Bains clarified that the figure for profit growth was slightly inflated by a one-off item related to a gratuity fund and will not affect results for the remainder of the year.
The Q1FY26 performance was driven by strong momentum in its research services division. The contract research firm has seen continued success in converting pilot projects into larger, more significant programmes.
"In our manufacturing services, we've made good operational progress. The highlight being that we've now operationalised the Unit 3 biologics facility in Bengaluru with the first clinical batch to a customer provided there,” the CEO said.
He also noted that its Bayview facility, the company's first foothold in the US market, is on track to become operational in the second half of the current fiscal year.

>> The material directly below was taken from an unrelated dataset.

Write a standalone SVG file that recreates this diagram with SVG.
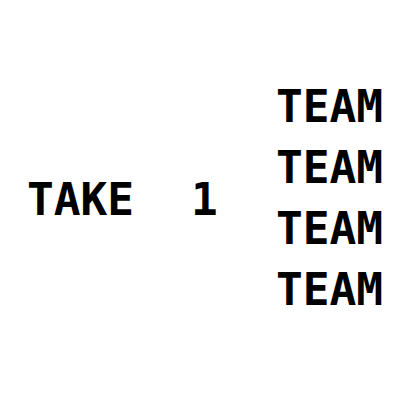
<svg xmlns="http://www.w3.org/2000/svg" width="400" height="400" viewBox="0 0 400 400">
<style>
text{font-family:"DejaVu Sans Mono",monospace;font-weight:bold;font-size:44.5px;fill:#000}
</style>
<rect width="400" height="400" fill="#fff"/>
<g id="take"><text x="27" y="215">TAKE</text></g>
<g id="one"><text x="191" y="215">1</text></g>
<g id="team1"><text x="276" y="122">TEAM</text></g>
<g id="team2"><text x="276" y="183">TEAM</text></g>
<g id="team3"><text x="276" y="244">TEAM</text></g>
<g id="team4"><text x="276" y="305">TEAM</text></g>
<g id="connectors"></g>
</svg>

Addressing the broader industry landscape, Bains acknowledged that biotech funding from venture capital has not yet fully recovered to pre-pandemic levels.
However, the company continues to attract strong interest from multinational biopharma companies, both large and mid-sized, through requests for proposals (RFPs) and pilot studies, which have shown a high conversion rate into larger programmes.
“That underpins our confidence in maintaining the guidance for the full year,” the top executive underlined.
Shares of Syngene International ended 1.47% lower on the NSE at Rs 670.75 apiece, while the benchmark Nifty50 closed at 25,062.1, down 0.63%.